QIPCO Holding was founded in 1999, initially as a property developer and equity investor, in an effort to claim a stake and contribute to Qatar’s development. It has investments with global companies in various sectors including real estate, construction, oil and gas, trading and advanced services, finance and joint ventures. Through investing approximately Qrs. 300 million of its capital, the company has sought to maintain diversified interests in the region by forming numerous independently operated subsidiaries that specialize in their respective sectors. These subsidiaries include Midmac Contracting, Mannai Corporation, Black Cat Engineering & Construction, Tornado Company, Special Projects Services Company, Investment House, Al Bustan Real Estate Company, and QIPCO Residential Compound. It has established joint venture companies with strategic partners including Siemens, General Motors, Cisco, ThyssenKrupp, Emcor, and Transfield.

== Current standing ==
Its latest strategy in recent years has been to develop a diversified portfolio focusing on emerging markets. QIPCO has also aligned itself to the Qatar National Vision 2030. In light of the recent granting to Qatar as the host of the 2022 FIFA World Cup, QIPCO seeks to assist the country in meeting its objectives both in investment and infrastructure strategies and execution as a host city of the World Cup.

== Leadership ==
Currently, QIPCO has 5 members on its board of directors. Its chairman is Sheikh Abdullah bin Khalifa Al Thani and its CEO is Sheikh Hamad Bin Abdulla Bin Khalifa Al Thani, who is also the Chairman of the board of Midmac Contracting Company, LLC. Sheikh Hamad is Sheikh Abdulla's son while Sheikh Abdulla is the uncle of the Present Emir of Qatar and the younger brother of the Emir Father. Its Deputy CEO and Director is Mohammed Ali Mohammad Khamis Al Kubaisi. QIPCO’s board of directors is made up entirely of members of Qatar’s ruling family. Hamad bin Abdullah bin Khalifa bin Hamad Al Thani is the first cousin of Sheikh Tamim Bin Hamad Bin Khalifa Al Thani, the current Emir of Qatar.

== Controversy ==
In March 2016, Amnesty International released a report stating that in the interviews they conducted with workers refurbishing the Khalifa National Stadium in Doha "all reported human rights abuses of one kind or another," and that the "vast majority alleged they had their passports confiscated", this despite the Qatari government's promise to ensure minimum labour standards on World Cup sites.

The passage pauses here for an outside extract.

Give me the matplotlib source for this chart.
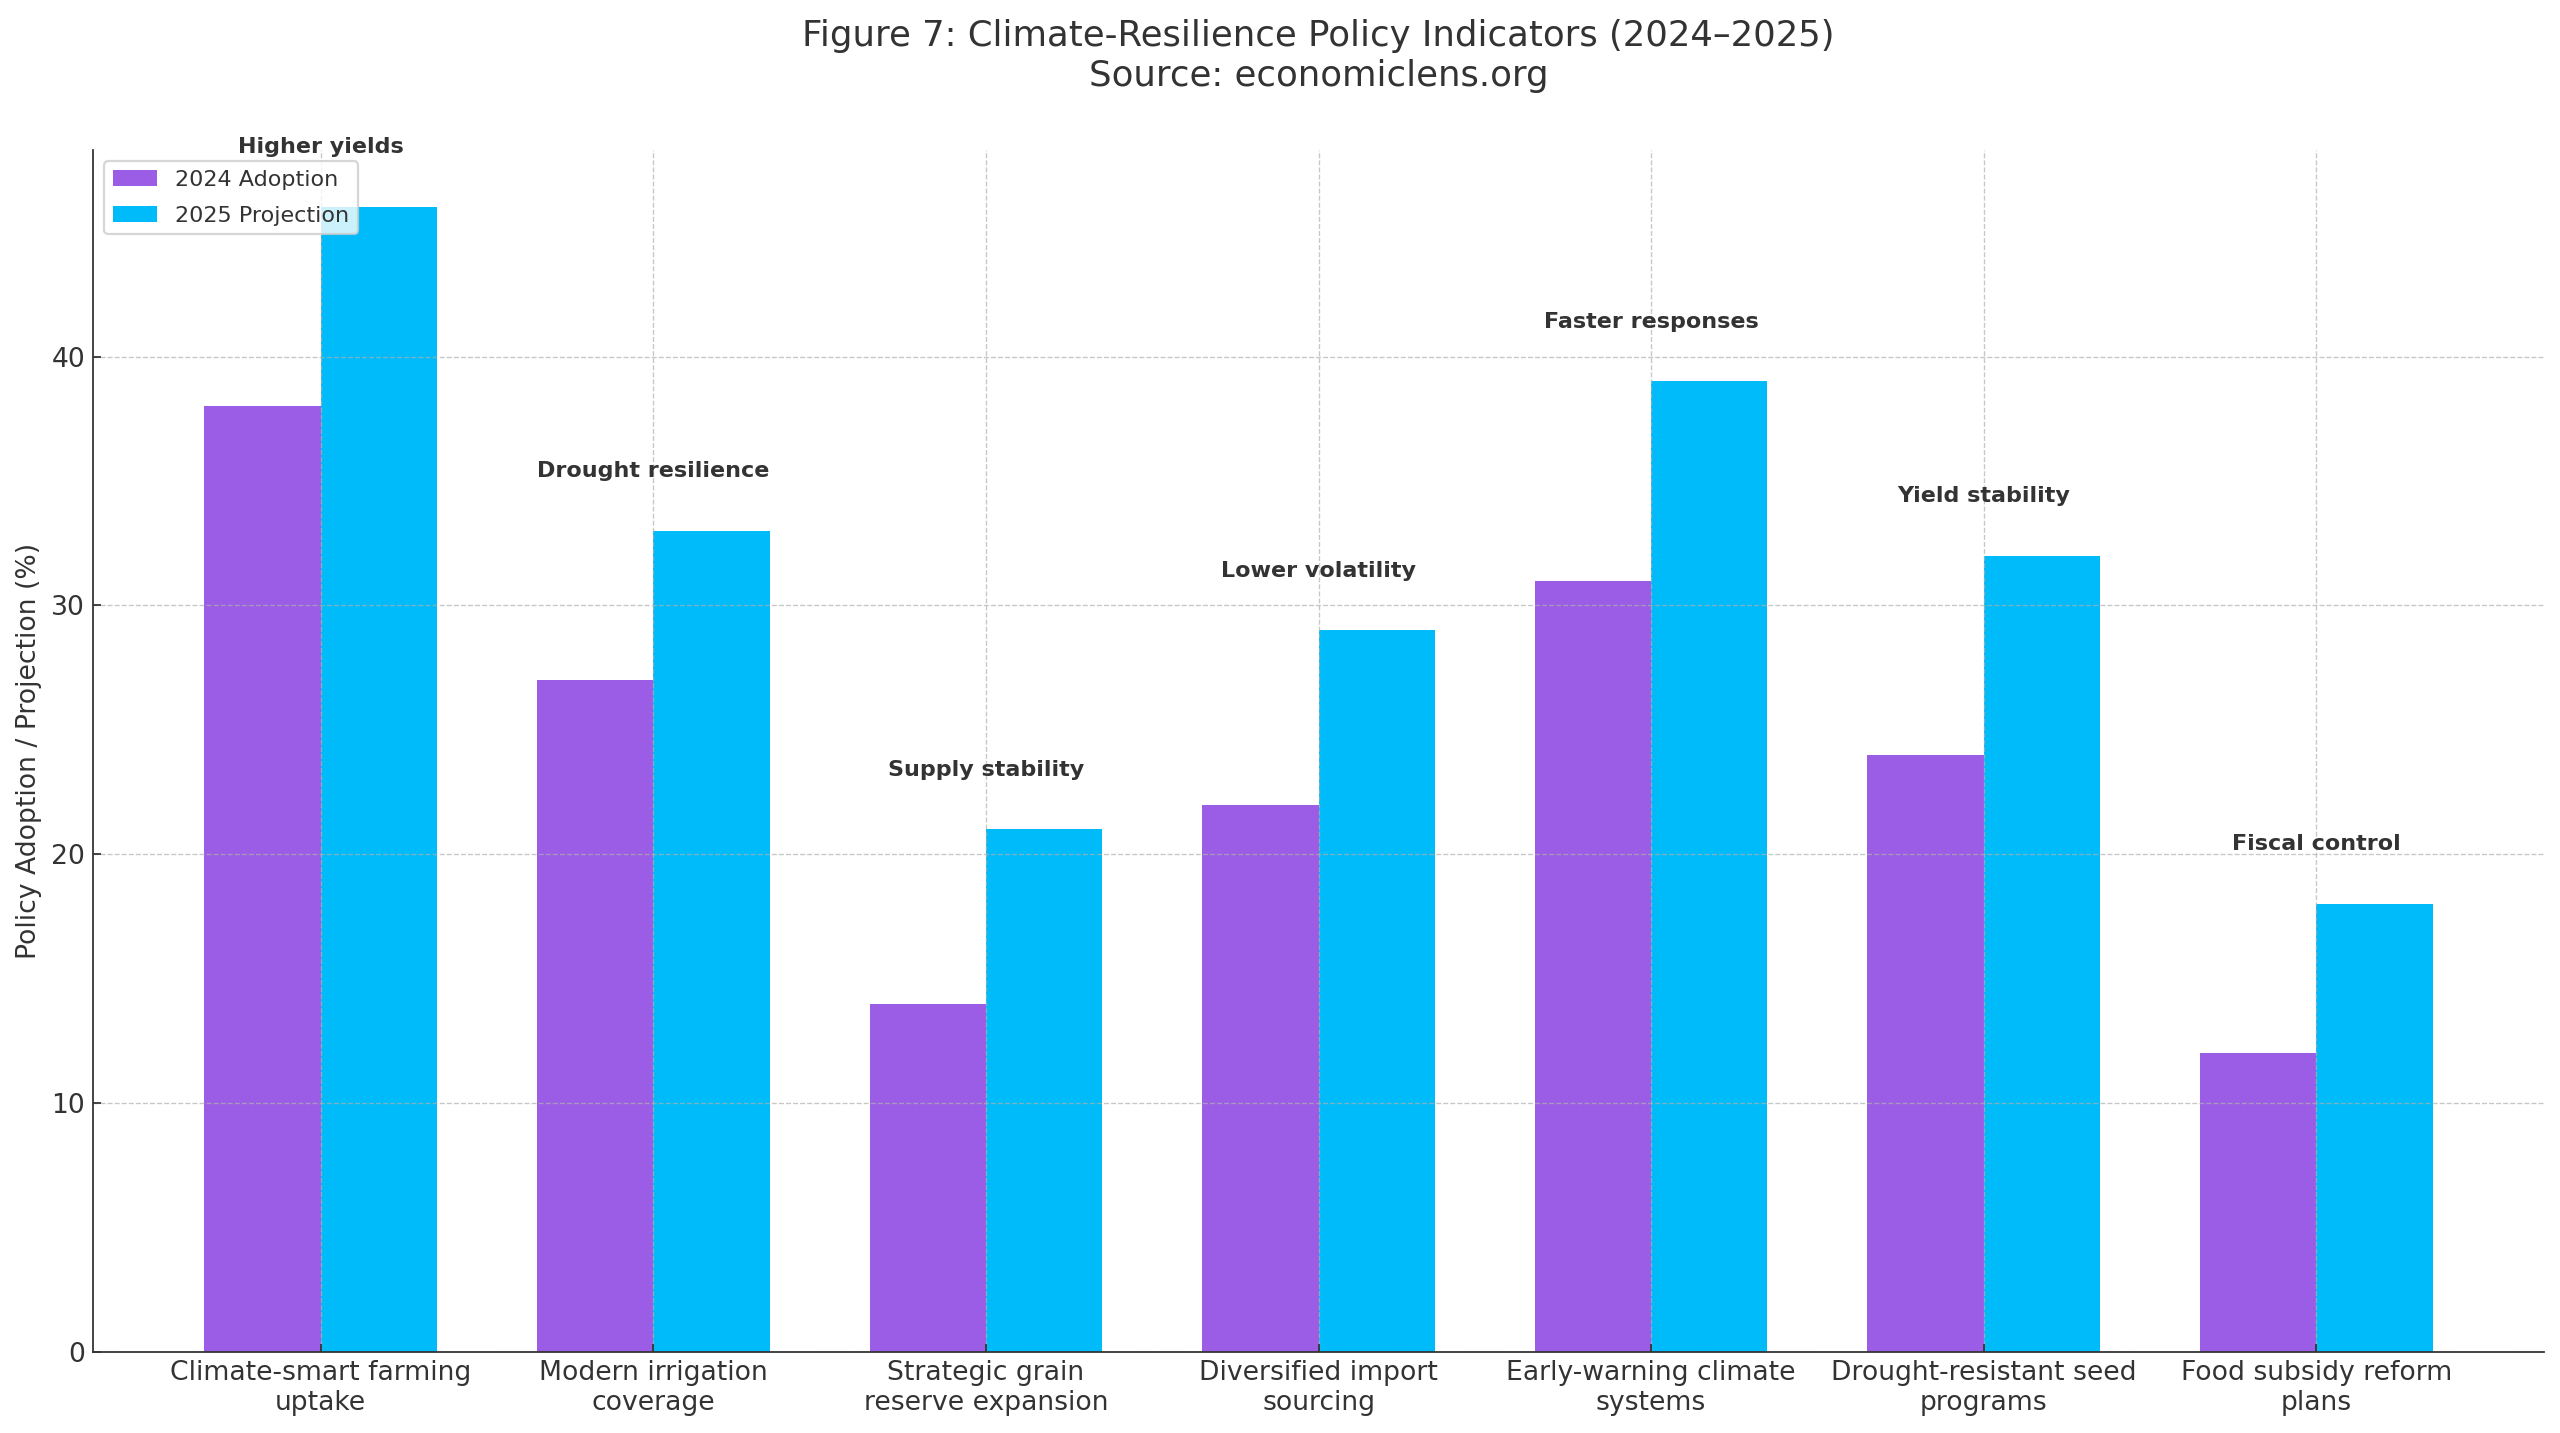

The confiscation of passports also known as the Kafala system in Qatar was abolished during the year 2021 and the country took multiple measures for its workers sector which was included in the report published by Human Rights Watch in September 2020. According to the report’s findings, Qatar introduced a new rule where migrant workers can freely change jobs without employer permission at any time during their employment, including during the probation period, as long as they notify their employers in accordance with Labor Ministry procedures within a prescribed notice period.

The contractor refurbishing the stadium is a partnership between a subsidiary of the Belgian company Besix, and the Qatari company Midmac, a QIPCO subsidiary. Midmac is also the main contractor at Al Wakrah stadium.